All proteins in a living system possess definite configuration and biological activity. A protein found in a living system with definite configuration and biological activity is called a native protein. When a protein in its native form is subjected to physical change such as change in
temperature, addition of solvents miscible with water or chemical change such as addition of acids, alkalies or salts, the hydrogen bonds are disturbed. As a result, globules unfold
and helix get uncoiled and protein loses its biological activity and gets coagulated. The proteins in this state are said to be denatured.
The process that brings about changes in physical as well, as biological properties of the proteins is called denaturation of proteins.
Some important features of denaturation are
i. Chemically, denaturation does not change the primary structure but changes the secondary and tertiary structures of proteins.
ii.
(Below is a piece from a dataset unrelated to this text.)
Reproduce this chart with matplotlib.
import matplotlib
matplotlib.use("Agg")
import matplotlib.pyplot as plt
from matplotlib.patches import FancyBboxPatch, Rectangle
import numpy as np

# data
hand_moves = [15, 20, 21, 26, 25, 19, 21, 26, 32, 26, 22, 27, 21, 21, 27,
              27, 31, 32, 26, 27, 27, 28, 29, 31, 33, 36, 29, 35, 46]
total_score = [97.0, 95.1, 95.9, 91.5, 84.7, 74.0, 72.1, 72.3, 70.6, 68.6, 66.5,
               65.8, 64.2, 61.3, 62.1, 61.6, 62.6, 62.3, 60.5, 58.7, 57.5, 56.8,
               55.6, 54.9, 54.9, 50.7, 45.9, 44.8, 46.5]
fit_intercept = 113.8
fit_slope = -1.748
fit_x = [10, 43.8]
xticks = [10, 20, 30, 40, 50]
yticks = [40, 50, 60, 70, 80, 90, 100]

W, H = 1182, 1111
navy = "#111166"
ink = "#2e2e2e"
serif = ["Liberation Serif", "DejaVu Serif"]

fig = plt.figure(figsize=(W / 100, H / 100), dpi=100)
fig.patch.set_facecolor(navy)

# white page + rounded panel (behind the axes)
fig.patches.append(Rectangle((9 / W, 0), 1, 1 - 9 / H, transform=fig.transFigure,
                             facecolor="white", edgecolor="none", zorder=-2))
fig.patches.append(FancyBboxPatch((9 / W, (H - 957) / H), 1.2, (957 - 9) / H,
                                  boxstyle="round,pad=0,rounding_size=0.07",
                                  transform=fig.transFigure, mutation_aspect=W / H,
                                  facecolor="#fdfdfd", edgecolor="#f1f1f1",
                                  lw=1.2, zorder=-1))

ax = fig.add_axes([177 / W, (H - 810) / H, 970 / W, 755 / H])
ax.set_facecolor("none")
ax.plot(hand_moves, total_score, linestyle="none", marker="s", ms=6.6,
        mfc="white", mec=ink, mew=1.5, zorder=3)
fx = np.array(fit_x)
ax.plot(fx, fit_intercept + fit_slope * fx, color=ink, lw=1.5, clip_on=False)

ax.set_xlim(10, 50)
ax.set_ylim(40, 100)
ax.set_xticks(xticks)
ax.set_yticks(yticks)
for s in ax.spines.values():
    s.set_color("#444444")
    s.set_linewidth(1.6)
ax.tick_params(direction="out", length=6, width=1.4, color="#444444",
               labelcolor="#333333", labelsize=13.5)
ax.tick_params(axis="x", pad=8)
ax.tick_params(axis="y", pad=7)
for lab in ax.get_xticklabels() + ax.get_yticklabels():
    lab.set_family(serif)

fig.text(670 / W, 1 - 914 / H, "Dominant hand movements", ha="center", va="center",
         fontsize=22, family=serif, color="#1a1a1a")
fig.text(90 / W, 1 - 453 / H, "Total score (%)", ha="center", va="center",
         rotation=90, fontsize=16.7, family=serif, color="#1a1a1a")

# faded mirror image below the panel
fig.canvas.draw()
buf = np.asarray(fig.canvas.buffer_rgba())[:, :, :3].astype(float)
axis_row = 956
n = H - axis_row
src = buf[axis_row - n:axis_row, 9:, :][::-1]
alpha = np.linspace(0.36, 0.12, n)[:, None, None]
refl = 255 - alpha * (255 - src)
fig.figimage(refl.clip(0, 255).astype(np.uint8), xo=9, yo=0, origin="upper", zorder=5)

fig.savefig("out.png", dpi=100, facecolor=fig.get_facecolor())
Denaturation of proteins can be caused by changes in pH, temperature or by adding other denaturating agents.
iii. Denatured protein loses its biological activity.
iv. During denaturation, the protein molecule uncoils from an ordered and specific conformation into a more random conformation leading to precipitation. Thus, denaturation leads to increase in entropy.
v. Denaturation may be reversible or irreversible.
The most common example of irreversible denaturation of proteins is coagulation of albumin present in white part of an egg. When the egg is boiled, hard the soluble globular proteins present in it denature resulting in the formation of insoluble fibrous proteins.
Another example of irreversible denaturation is curdling of milk which is caused due to formation of lactic acid by bacteria present in milk.
In case of reversible denaturation process, the proteins recovers its original properties and biological activity when the disruptive agent is removed. The reverse of denaturation is called renaturation.